Bike paths you'd think would be everywhere but they aren't. Bike parking is to be found on most streets so technically if you lock your bike to a street sign it can be impounded but that doesn't often happen unless the space around the sign you are using is needed by the city. For peace of mind use a bike rack. And don't park scooters in bicycle parking as that gets you a ticket!

Hotels and guest houses usually have cruisers for rent or free for use by guests and cycling is popular, oddly enough among people who never seem to ride at home as usisng a bike as transport Up North is frequently viewed as eccentric behavior. Its unfortunate but a lot of visitors think they are at Disneyland and treat Key West streets as amusement arcades. Locals are a pretty unforgiving bunch when it comes to getting around so be wary and look both ways and if you see me coming know I am impatient with slow pokes.
So why is it I sound anti-cycling when I'm not really? I guess I don't find cycling the Southernmost City the relaxing proposition it should be. I think an urban plan including bicycle paths, one way streets, adequate sidewalks and shade trees is far beyond the scope of that which the city can imagine so in the end, expecting nothing to change for the better I advise caution. It is true that you can make more distance in a shorter time, and even in winter people from colder climes seem to find walking Key West to be a sweaty proposition. But walking is my preferred way to see stuff. A bicycle is a vehicle and it requires you pay attention. It wafts you past interesting sights fast enough that you miss a lot on two wheels. Plus traffic most of the year is pretty busy and the streets are clogged and you are jousting with locals in a hurry and visitors who don't know what they are doing as they drive inappropriately large vehicles on these small streets... And there you are trying to remember riding skills last used when you were a child. Walking suddenly looks much more fun. I'd suggest hiring a cab to take you to your destination and then taking a gentle meander on foot back to your starting point.

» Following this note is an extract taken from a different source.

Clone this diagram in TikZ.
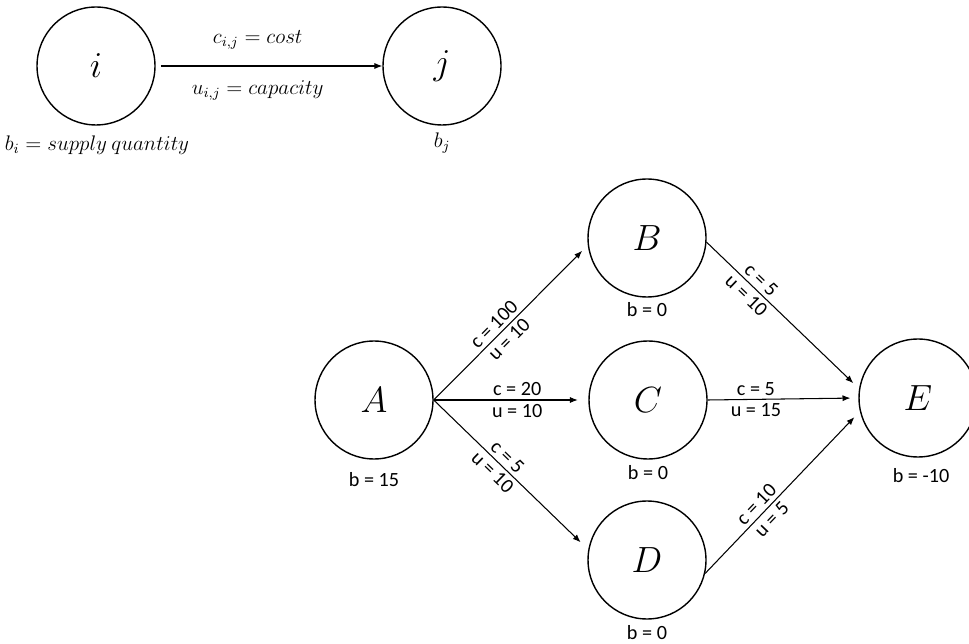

My wife and I don't often bring our bikes to town for a ride. We find dealing with traffic keeps us busy such that we rarely get to ride side by side and chat as one might on a broad comfortable green way up north, a path set aside for the esoteric amusement called riding a bike.

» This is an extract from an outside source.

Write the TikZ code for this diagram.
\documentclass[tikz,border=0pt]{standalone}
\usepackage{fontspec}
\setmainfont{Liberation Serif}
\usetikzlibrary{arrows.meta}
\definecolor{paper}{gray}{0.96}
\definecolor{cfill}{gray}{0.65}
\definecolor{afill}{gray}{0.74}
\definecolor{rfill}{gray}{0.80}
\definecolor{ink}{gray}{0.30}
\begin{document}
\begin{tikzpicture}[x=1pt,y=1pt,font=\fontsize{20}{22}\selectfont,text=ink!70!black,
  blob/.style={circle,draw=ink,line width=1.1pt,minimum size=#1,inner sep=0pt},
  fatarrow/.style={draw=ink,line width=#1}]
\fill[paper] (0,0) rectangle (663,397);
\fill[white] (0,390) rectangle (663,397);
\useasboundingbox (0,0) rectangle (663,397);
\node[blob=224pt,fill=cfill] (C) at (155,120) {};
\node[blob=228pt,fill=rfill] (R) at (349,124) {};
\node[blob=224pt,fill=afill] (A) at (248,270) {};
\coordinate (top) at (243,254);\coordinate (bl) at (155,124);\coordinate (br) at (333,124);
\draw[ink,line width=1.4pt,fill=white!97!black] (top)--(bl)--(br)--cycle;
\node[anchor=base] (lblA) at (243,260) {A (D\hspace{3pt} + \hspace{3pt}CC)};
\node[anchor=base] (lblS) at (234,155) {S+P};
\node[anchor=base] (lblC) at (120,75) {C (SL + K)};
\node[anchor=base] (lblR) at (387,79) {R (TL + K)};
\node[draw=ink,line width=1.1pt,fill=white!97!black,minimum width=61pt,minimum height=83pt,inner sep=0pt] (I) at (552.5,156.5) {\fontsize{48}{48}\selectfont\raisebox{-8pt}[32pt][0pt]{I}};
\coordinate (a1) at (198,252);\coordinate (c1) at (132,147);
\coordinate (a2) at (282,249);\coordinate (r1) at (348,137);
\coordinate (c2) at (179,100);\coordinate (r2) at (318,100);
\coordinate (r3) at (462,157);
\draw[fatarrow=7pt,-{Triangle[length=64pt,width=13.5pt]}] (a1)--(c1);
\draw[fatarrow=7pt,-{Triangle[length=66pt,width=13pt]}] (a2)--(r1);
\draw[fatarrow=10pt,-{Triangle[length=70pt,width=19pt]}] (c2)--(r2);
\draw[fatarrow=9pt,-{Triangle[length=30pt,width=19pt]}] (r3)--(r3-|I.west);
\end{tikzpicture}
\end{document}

But there again there's lots to see in this small town and you may find a bicycle to be perfect, lots of people do. They are allowed in the cemetery along with cars, though motorcycles and scooters are not. Bad behavior by a few ruined this place for all, as usual.

And I call it fitting that we end this essay at the Captain Outrageous monument in the Key West cemetery. He did a fine job decorating bicycles among other forms of transport.